Tencent-backed game live-streaming site Huya seeks Nasdaq listing
Huya is China’s biggest game live-streaming platform.
Huya, China’s answer to the game-streaming site Twitch, is seeking to raise as much as US$200 million in an initial public offering on the New York Stock Exchange.
The Guangzhou-based company, which counts Tencent Holdings as a shareholder, has 86.7 million average monthly active users - about 12 times the population of Hong Kong - who spend an average of 99 minutes on the platform, a filing to the Securities and Exchange Commission on Monday showed.
Huya reported a net loss of 81 million yuan (US$12.5 million) in 2017, narrowing from a deficit of 625 million yuan a year earlier, the filing showed. The company derived most of its revenue from advertising and value-added services such as sales of virtual gifts to users, who buy them for their favourite broadcasters.
China has become the world’s largest games market in terms of revenues and gamers, according to consultancy Frost & Sullivan Research. The country had 646 million gamers as of last year and is expected to have 917 million in 2022.
It is also home to the largest active user base of live streaming, with the industry revenue expected to grow from last year’s US$5.5 billion to US$16.5 billion by 2022, according to figures Huya quoted in the filing. Total revenue of the country’s game live-streaming market is projected to experience “significant growth” and reach US$4.9 billion by then.

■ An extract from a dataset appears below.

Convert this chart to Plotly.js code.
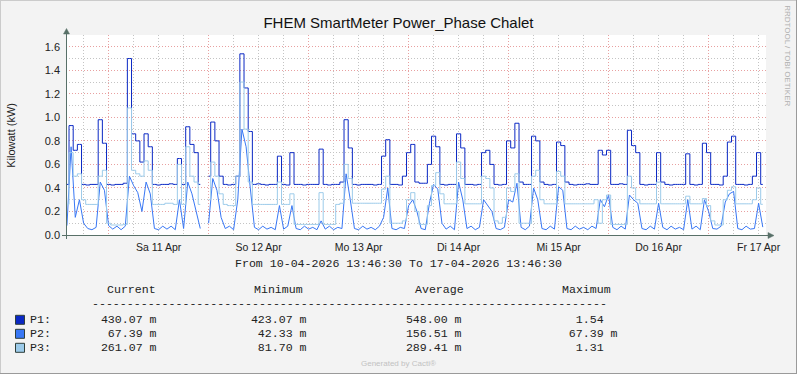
<!DOCTYPE html>
<html><head><meta charset="utf-8">
<script src="https://cdn.plot.ly/plotly-3.0.1.min.js"></script>
<style>html,body{margin:0;padding:0;background:#f3f3f3;}#chart{width:797px;height:374px;}</style>
</head><body><div id="chart"></div>
<script>
// ---- data ----
const startTime = '2026-04-10 14:00:00';   // first hourly sample
const rangeStart = '2026-04-10 13:46:30';
const rangeEnd = '2026-04-17 13:46:30';
const tickDays = ['2026-04-11 12:00:00','2026-04-12 12:00:00','2026-04-13 12:00:00','2026-04-14 12:00:00','2026-04-15 12:00:00','2026-04-16 12:00:00','2026-04-17 12:00:00'];
const tickLabels = ['Sa 11 Apr','So 12 Apr','Mo 13 Apr','Di 14 Apr','Mi 15 Apr','Do 16 Apr','Fr 17 Apr'];

const p1 = [0.43,0.93,0.72,0.77,0.43,0.425,0.43,0.43,0.98,0.78,
 0.43,0.425,0.43,0.43,0.44,1.50,0.86,0.80,0.62,0.86,
 0.75,0.43,0.425,0.43,0.43,0.435,0.43,0.65,0.43,0.92,
 0.77,0.70,0.43,null,0.50,0.96,0.80,0.50,0.43,0.425,
 0.43,0.50,1.54,1.25,0.88,0.43,0.435,0.43,0.425,0.43,
 0.43,0.67,0.43,0.425,0.70,0.43,0.43,0.425,0.43,0.43,
 0.43,0.73,0.43,0.425,0.43,0.43,0.45,0.98,0.74,0.43,
 0.425,0.43,0.43,0.43,0.425,0.43,0.67,0.81,0.43,0.43,
 0.425,0.50,0.70,0.77,0.45,0.44,0.44,0.60,0.84,0.75,
 0.43,0.425,0.43,0.43,0.86,0.74,0.43,0.43,0.425,0.43,
 0.70,0.72,0.60,0.43,0.425,0.43,0.80,0.74,0.95,0.45,
 0.43,0.43,0.84,0.80,0.45,0.43,0.425,0.43,0.79,0.76,
 0.45,0.43,0.425,0.43,0.43,0.435,0.43,0.43,0.72,0.68,
 0.72,0.43,0.43,0.435,0.43,0.89,0.76,0.70,0.43,0.425,
 0.43,0.43,0.70,0.45,0.43,0.425,0.43,0.43,0.43,0.69,
 0.43,0.425,0.43,0.78,0.70,0.43,0.43,0.425,0.50,0.79,
 0.84,0.43,0.43,0.425,0.43,0.50,0.70,0.43];

const p2 = [0.08,0.75,0.15,0.30,0.10,0.055,0.045,0.065,0.45,0.38,
 0.08,0.05,0.075,0.045,0.075,0.50,0.42,0.36,0.20,0.45,
 0.35,0.055,0.045,0.075,0.05,0.075,0.045,0.30,0.055,0.45,
 0.35,0.20,0.055,null,0.10,0.48,0.38,0.15,0.055,0.075,
 0.045,0.30,0.90,0.75,0.40,0.065,0.045,0.075,0.05,0.065,
 0.045,0.25,0.05,0.075,0.25,0.055,0.045,0.075,0.05,0.065,
 0.045,0.12,0.05,0.075,0.045,0.065,0.055,0.52,0.30,0.055,
 0.045,0.075,0.05,0.065,0.045,0.075,0.15,0.40,0.055,0.045,
 0.065,0.055,0.25,0.30,0.20,0.055,0.045,0.27,0.43,0.39,
 0.10,0.05,0.075,0.045,0.45,0.30,0.055,0.075,0.045,0.065,
 0.30,0.25,0.20,0.055,0.045,0.065,0.30,0.28,0.44,0.065,
 0.045,0.075,0.40,0.30,0.055,0.045,0.075,0.05,0.41,0.38,
 0.055,0.045,0.075,0.05,0.065,0.045,0.075,0.055,0.30,0.24,
 0.34,0.065,0.045,0.075,0.05,0.34,0.30,0.27,0.055,0.045,
 0.075,0.05,0.27,0.065,0.045,0.075,0.05,0.065,0.045,0.30,
 0.05,0.075,0.045,0.30,0.20,0.055,0.05,0.075,0.28,0.35,
 0.37,0.055,0.045,0.075,0.05,0.055,0.27,0.067];

const p3 = [0.26,0.70,0.50,0.52,0.30,0.26,0.26,0.26,0.50,0.55,
 0.10,0.085,0.085,0.085,0.09,1.08,0.55,0.52,0.50,0.63,
 0.55,0.26,0.26,0.26,0.27,0.27,0.26,0.60,0.26,0.75,
 0.50,0.45,0.26,null,0.30,0.62,0.50,0.35,0.26,0.25,
 0.25,0.50,1.30,0.90,0.45,0.26,0.26,0.26,0.26,0.26,
 0.26,0.45,0.26,0.26,0.35,0.09,0.09,0.09,0.09,0.09,
 0.09,0.36,0.09,0.09,0.09,0.26,0.27,0.60,0.48,0.27,
 0.27,0.27,0.27,0.27,0.27,0.27,0.39,0.50,0.10,0.10,
 0.10,0.12,0.30,0.36,0.20,0.09,0.09,0.25,0.42,0.53,
 0.35,0.265,0.265,0.265,0.62,0.48,0.265,0.265,0.265,0.265,
 0.50,0.48,0.40,0.12,0.10,0.15,0.40,0.37,0.52,0.10,
 0.10,0.10,0.50,0.55,0.30,0.265,0.265,0.265,0.54,0.50,
 0.265,0.265,0.265,0.265,0.265,0.265,0.265,0.30,0.10,0.30,
 0.34,0.09,0.09,0.09,0.09,0.50,0.40,0.30,0.265,0.265,
 0.265,0.265,0.45,0.265,0.265,0.265,0.265,0.265,0.265,0.33,
 0.265,0.265,0.265,0.31,0.25,0.12,0.085,0.085,0.30,0.38,
 0.41,0.265,0.265,0.265,0.265,0.30,0.40,0.261];

const seriesNames = ['P1:','P2:','P3:'];
const seriesColors = ['#0a28c4','#3877f5','#9ccbea'];
const headers = ['Current','Minimum','Average','Maximum'];
const colCurrent = ['430.07 m','67.39 m','261.07 m'];
const colMinimum = ['423.07 m','42.33 m','81.70 m'];
const colAverage = ['548.00 m','156.51 m','289.41 m'];
const colMaximum = ['1.54','67.39 m','1.31'];
const titleText = 'FHEM SmartMeter Power_Phase Chalet';
const yTitle = 'Kilowatt (kW)';
const periodText = 'From 10-04-2026 13:46:30 To 17-04-2026 13:46:30';

// ---- build ----
function ts(i){
  const d = new Date(Date.parse(startTime.replace(' ','T')+'Z') + i*3600e3);
  return d.toISOString().slice(0,19).replace('T',' ');
}
const times = p1.map((_,i)=>ts(i));

const L=66,T=35,W=700,H=200;
const X = px => (px-L)/W;
const Y = py => (T+H-py)/H;
const NB = '\u00a0';
const mono = {family:'Liberation Mono, Courier New, monospace', size:11.6, color:'#222'};

function ann(text, px, py, font, extra){
  return Object.assign({xref:'paper',yref:'paper',x:X(px),y:Y(py),text:text,showarrow:false,
    xanchor:'left',yanchor:'middle',borderpad:0,borderwidth:0,font:font}, extra||{});
}
function field(s){
  const parts = s.split(' ');
  return parts[0].padStart(8, NB) + (parts[1] ? NB + parts[1] : '');
}

const shapesByTrace = ['hvh','linear','hvh'];
const traces = [p1,p2,p3].map((vals,k)=>({
  type:'scatter', mode:'lines', x:times, y:vals, xaxis:'x', yaxis:'y',
  line:{color:seriesColors[k], width:1, shape:shapesByTrace[k]}, connectgaps:false, hoverinfo:'skip', name:seriesNames[k]
}));
traces.push({type:'scatter', mode:'lines', x:[rangeStart], y:[null], xaxis:'x2', yaxis:'y', showlegend:false, hoverinfo:'skip'});

const annotations = [];
annotations.push(ann(yTitle, 10.8, 135, {family:'Liberation Sans, Arial, sans-serif', size:11, color:'#222'}, {xanchor:'center', textangle:-90}));
annotations.push(ann(periodText, 398.5, 263, mono, {xanchor:'center'}));
const headerX = [106.5, 253.5, 415, 562];
headers.forEach((h,k)=>annotations.push(ann(h, headerX[k], 289.8, mono)));
annotations.push(ann('-'.repeat(74), 91.8, 303.6, mono));
const rowY = [319.2, 333.2, 347.3];
const fieldX = [87.4, 237.4, 392.4, 548.4];
const cols = [colCurrent, colMinimum, colAverage, colMaximum];
seriesNames.forEach((n,r)=>{
  annotations.push(ann(n, 30, rowY[r], mono));
  cols.forEach((c,k)=>annotations.push(ann(field(c[r]), fieldX[k], rowY[r], mono)));
});
annotations.push(ann('Generated by Cacti®', 398.5, 363.3, {family:'Liberation Sans, Arial, sans-serif', size:8, color:'#c2c2c2'}, {xanchor:'center'}));
annotations.push(ann('RRDTOOL / TOBI OETIKER', 787.8, 56, {family:'Liberation Sans, Arial, sans-serif', size:8, color:'#b0b0b0'}, {xanchor:'center', textangle:90}));

const axisColor = '#587068';
const shapes = [];
function line(x0,y0,x1,y1,color){ shapes.push({type:'line',xref:'paper',yref:'paper',x0:X(x0),y0:Y(y0),x1:X(x1),y1:Y(y1),line:{color:color,width:1}}); }
// border
line(0,0.5,797,0.5,'#cbcbcb'); line(0.5,0,0.5,374,'#cbcbcb');
line(0,373.5,797,373.5,'#9a9a9a'); line(796.5,0,796.5,374,'#9a9a9a');
// axes
line(62,235.5,770,235.5,axisColor);
line(66.5,239,66.5,32,axisColor);
function tri(pts,color){
  const d = 'M ' + pts.map(p=>X(p[0])+','+Y(p[1])).join(' L ') + ' Z';
  shapes.push({type:'path',xref:'paper',yref:'paper',path:d,fillcolor:color,line:{color:color,width:0.5}});
}
tri([[63.5,34],[69.5,34],[66.5,28.5]], axisColor);
tri([[768,232.5],[768,238.5],[774,235.5]], axisColor);
// legend squares
seriesColors.forEach((c,r)=>{
  const cy = 319.8 + 14*r;
  shapes.push({type:'rect',xref:'paper',yref:'paper',x0:X(15.5),x1:X(24.5),y0:Y(cy-4.5),y1:Y(cy+4.5),fillcolor:c,line:{color:'#2f3f3a',width:1}});
});

const grey = '#c4c4c4', red = '#e8a0a0', dash = '1px,2px';
const layout = {
  width:797, height:374, margin:{l:L,r:797-L-W,t:T,b:374-T-H,pad:0},
  paper_bgcolor:'#f3f3f3', plot_bgcolor:'#ffffff', showlegend:false,
  title:{text:titleText, font:{family:'Liberation Sans, Arial, sans-serif', size:15, color:'#111'}, x:0.5, xanchor:'center', xref:'container', y:1-22.5/374, yanchor:'middle', yref:'container'},
  xaxis:{type:'date', range:[rangeStart,rangeEnd], tick0:'2026-04-11 00:00:00', dtick:86400000,
    showticklabels:false, ticks:'', showgrid:true, gridcolor:red, griddash:dash, gridwidth:1,
    zeroline:false, showline:false, fixedrange:true,
    minor:{tick0:'2026-04-11 00:00:00', dtick:21600000, showgrid:true, gridcolor:grey, griddash:dash, gridwidth:1, ticks:''}},
  xaxis2:{type:'date', overlaying:'x', anchor:'y', side:'bottom', range:[rangeStart,rangeEnd],
    tickmode:'array', tickvals:tickDays, ticktext:tickLabels, showgrid:false, ticks:'', zeroline:false, showline:false,
    tickfont:{family:'Liberation Sans, Arial, sans-serif', size:10.5, color:'#222'}, ticklabelstandoff:4, fixedrange:true},
  yaxis:{range:[0,1.7], tick0:0, dtick:0.2, tickformat:'.1f', showgrid:true, gridcolor:red, griddash:dash, gridwidth:1,
    zeroline:false, showline:false, ticks:'', fixedrange:true,
    minor:{tick0:0, dtick:0.1, showgrid:true, gridcolor:grey, griddash:dash, gridwidth:1, ticks:''},
    tickfont:{family:'Liberation Sans, Arial, sans-serif', size:11, color:'#222'}, ticklabelstandoff:5},
  shapes:shapes, annotations:annotations
};
Plotly.newPlot('chart', traces, layout, {staticPlot:true, displayModeBar:false});
</script>
</body></html>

Tencent, Asia’s biggest company by market cap, has an almost 50 per cent share of China’s gaming market and is betting on both Huya and Douyu. Other streaming platforms including Bilibili and Kuaishou have also reportedly been increasing their gaming content.
Huya will use the proceeds from the IPO to pay for promotional activities, strengthen content and e-sports partnerships, and enhance technologies, according to the filing.
Tencent is Huya’s second-largest shareholder with a 34.6 per cent stake, behind Huya’s controlling company, YY.